We need a strong political center

The partisan divide in which the country has been ensnared for quite a long time will not serve our nation, people or the world in an era with Donald Trump as president. Many from both sides of the aisle dismissed Trump as unlikely to win, so his excesses were considered “not credible” as real threats.

The leaders of the branches of our military and security agencies, the leaders of our civil servants and the integrity of our system of justice need the protections that could be afforded by principled leadership from the center. It is a matter of strong conscience to step aside from the partisan model that is threatening many of our important institutions in the era of President-elect Trump.

If three or four senators from each party would take this stand, they could swing a vote on any serious contentious issue by being united in the middle. A larger committed and serious centrist group would have the clout to help one side or the other get to 60 votes — the key number to confirm certain nominees and approve legislation in the Senate.

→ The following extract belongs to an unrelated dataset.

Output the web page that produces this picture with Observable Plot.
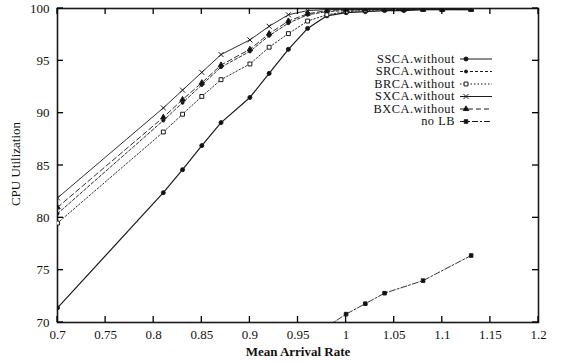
<!DOCTYPE html>
<html>
<head>
<meta charset="utf-8">
<script src="https://cdn.jsdelivr.net/npm/d3@7"></script>
<script src="https://cdn.jsdelivr.net/npm/@observablehq/plot@0.6"></script>
<style>
  html, body { margin: 0; padding: 0; background: #fff; }
  #chart { position: relative; width: 562px; height: 362px; }
</style>
</head>
<body>
<div id="chart"></div>
<script>
const xs = [0.7, 0.81, 0.83, 0.85, 0.87, 0.9, 0.92, 0.94, 0.96, 0.98, 1.0, 1.02, 1.04, 1.06, 1.08, 1.1, 1.13];
const ssca = [71.4, 82.4, 84.6, 86.9, 89.1, 91.5, 93.8, 96.1, 98.1, 99.3, 99.6, 99.7, 99.8, 99.8, 99.9, 99.9, 99.9];
const srca = [80.4, 89.3, 91.0, 92.7, 94.4, 95.9, 97.4, 98.6, 99.4, 99.7, 99.8, 99.9, 99.9, 99.9, 99.9, 99.9, 99.9];
const brca = [79.5, 88.2, 89.9, 91.6, 93.2, 94.7, 96.3, 97.6, 98.8, 99.4, 99.7, 99.8, 99.9, 99.9, 99.9, 99.9, 99.9];
const sxca = [81.9, 90.5, 92.2, 93.9, 95.6, 97.0, 98.3, 99.4, 99.8, 99.9, 99.9, 99.9, 100, 100, 100, 100, 100];
const bxca = [81.0, 89.6, 91.3, 92.9, 94.6, 96.1, 97.6, 98.8, 99.5, 99.8, 99.9, 99.9, 99.9, 99.9, 99.9, 99.9, 99.9];
const nolbX = [0.98, 1.0, 1.02, 1.04, 1.08, 1.13];
const nolb = [69.6, 70.8, 71.8, 72.8, 74.0, 76.4];
const seriesNames = ["SSCA.without", "SRCA.without", "BRCA.without", "SXCA.without", "BXCA.without", "no LB"];
const xTicks = [0.7, 0.75, 0.8, 0.85, 0.9, 0.95, 1, 1.05, 1.1, 1.15, 1.2];
const yTicks = [70, 75, 80, 85, 90, 95, 100];

const styles = {
  "SSCA.without": {dash: null, symbol: "circle", fill: "#111", r: 2},
  "SRCA.without": {dash: "3,2", symbol: "circle", fill: "#111", r: 1.5},
  "BRCA.without": {dash: "1.5,2", symbol: "square", fill: "white", r: 2.2},
  "SXCA.without": {dash: null, symbol: "times", fill: "none", r: 2.4},
  "BXCA.without": {dash: "5,3", symbol: "triangle", fill: "#111", r: 2},
  "no LB": {dash: "6,2,2,2", symbol: "square", fill: "#111", r: 2}
};

const data = [];
[ssca, srca, brca, sxca, bxca].forEach((arr, i) => {
  arr.forEach((v, j) => data.push({series: seriesNames[i], x: xs[j], y: v}));
});
nolb.forEach((v, j) => data.push({series: "no LB", x: nolbX[j], y: v}));

const ink = "#1a1a1a";
const marks = [];
for (const name of seriesNames) {
  const s = styles[name];
  const d = data.filter(p => p.series === name);
  marks.push(Plot.line(d, {x: "x", y: "y", stroke: ink, strokeWidth: name === "SSCA.without" ? 1.2 : 0.9, strokeDasharray: s.dash, clip: true}));
  marks.push(Plot.dot(d, {x: "x", y: "y", symbol: () => s.symbol, r: s.r, fill: s.fill, stroke: ink, strokeWidth: 1, clip: true}));
}

const plot = Plot.plot({
  width: 562,
  height: 362,
  marginLeft: 57,
  marginRight: 24,
  marginTop: 8,
  marginBottom: 40,
  style: {fontFamily: "'Liberation Serif', 'DejaVu Serif', serif", fontSize: "13px", color: "#111", background: "white"},
  x: {domain: [0.7, 1.2]},
  y: {domain: [70, 100]},
  marks: [
    Plot.frame({stroke: ink, strokeWidth: 1.6}),
    Plot.axisX(xTicks, {anchor: "bottom", tickSize: 0, tickPadding: 7, tickFormat: d => String(d), label: null}),
    Plot.axisY(yTicks, {anchor: "left", tickSize: 0, tickPadding: 8, label: null}),
    ...marks
  ]
});

document.getElementById("chart").appendChild(plot);

const svg = d3.select(plot);
const sx = plot.scale("x"), sy = plot.scale("y");
const xr = sx.range, yr = sy.range;
const xL = Math.min(...xr), xR = Math.max(...xr), yT = Math.min(...yr), yB = Math.max(...yr);
const tk = 6;
const ticksG = svg.append("g").attr("stroke", "#000").attr("stroke-width", 1.3).attr("fill", "none");
xTicks.forEach(v => {
  const px = sx.apply(v);
  ticksG.append("line").attr("x1", px).attr("x2", px).attr("y1", yB).attr("y2", yB - tk);
  ticksG.append("line").attr("x1", px).attr("x2", px).attr("y1", yT).attr("y2", yT + tk);
});
yTicks.forEach(v => {
  const py = sy.apply(v);
  ticksG.append("line").attr("x1", xL).attr("x2", xL + tk).attr("y1", py).attr("y2", py);
  ticksG.append("line").attr("x1", xR).attr("x2", xR - tk).attr("y1", py).attr("y2", py);
});

svg.append("text")
  .attr("transform", "translate(20,164) rotate(-90)")
  .attr("text-anchor", "middle")
  .attr("font-size", 13)
  .attr("fill", "#111")
  .text("CPU Utilization");
svg.append("text")
  .attr("x", 298).attr("y", 356)
  .attr("text-anchor", "middle")
  .attr("font-size", 13)
  .attr("font-weight", "bold")
  .attr("fill", "#111")
  .text("Mean Arrival Rate");

const legend = svg.append("g").attr("font-size", 12.4).attr("letter-spacing", "0.5px").attr("fill", "#111");
const symMap = {circle: d3.symbolCircle, square: d3.symbolSquare, times: d3.symbolTimes, triangle: d3.symbolTriangle};
seriesNames.forEach((name, i) => {
  const s = styles[name];
  const y = 59 + i * 12.5;
  legend.append("text").attr("x", 455).attr("y", y).attr("dy", "0.32em").attr("text-anchor", "end").text(name);
  legend.append("line").attr("x1", 460).attr("x2", 492).attr("y1", y).attr("y2", y)
    .attr("stroke", ink).attr("stroke-width", 1).attr("stroke-dasharray", s.dash);
  legend.append("path")
    .attr("transform", `translate(466,${y})`)
    .attr("d", d3.symbol(symMap[s.symbol], Math.PI * s.r * s.r)())
    .attr("fill", s.fill).attr("stroke", ink).attr("stroke-width", 1);
});
</script>
</body>
</html>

Our country is at a time of extreme need, and a reliable leadership to meet that need for the duration can only safely come from the principled center.

Jim Perkins


Gagnon wrong on referendums

I find Matthew Gagnon’s Nov. 16 BDN column on the referendum process to be ignorant and arrogant, and I am amazed that he should be proposing an unconstitutional solution to a nonexistent problem.

I find it particularly hypocritical of Gagnon to claim that it is “special interests, usually from out-of-state groups or well-funded ideological organizations in Maine” that “are using this process today.” Gagnon, a longtime “inside the Beltway” GOP operative who leads the think tank Maine Heritage Policy Center (which has ties to the Koch Brothers), seems to fit to a tee the description of those whom he criticizes.

It is fairly clear from Gagnon’s column that he has never had to meet all the specific legal requirements that must be met for a referendum initiative to successfully be placed on the ballot. On the other hand, if the referendum process is so easy, how does he account for the failure of Gov. Paul LePage and the Maine Republican Party to place a referendum on the ballot to abolish the state income tax?

Stephen Bickart


Oppose Trump nominees

Registered voters in Maine who support a responsible U.S. government should communicate a very simple thought to Sens. Susan Collins and Angus King.

As moral human beings, the senators must oppose nominations to the Cabinet of the Trump administration who oppose the basic human rights for any segment of the American population. The senators need to oppose every Cabinet nominee who supports racism, misogyny, inequality, religious intolerance, xenophobia and homophobia. These beliefs do not represent American values.

I consider our senators to be intelligent and morally responsible people, and I expect Collins and King to vote against these abhorrent nominations. Collins and King represent all the people of this state, and they must support and defend all of us regardless of our gender, color, religion, sexual orientation, ideology or ethnicity. Many of the possible Trump Cabinet nominees have demonstrated that they would single out some Americans for discrimination and unequal treatment.

Collins should know many Maine voters expect her to continue her role as a non-cookie-cutter “loyal” Republican. Collins rightly stood up to the Republican establishment in refusing to support the presidential nomination of Trump. King is an independent, and he is not beholden to be influenced by any party leadership. Hearing from voters who expect him to resist irresponsible nominations to the Cabinet couldn’t hurt.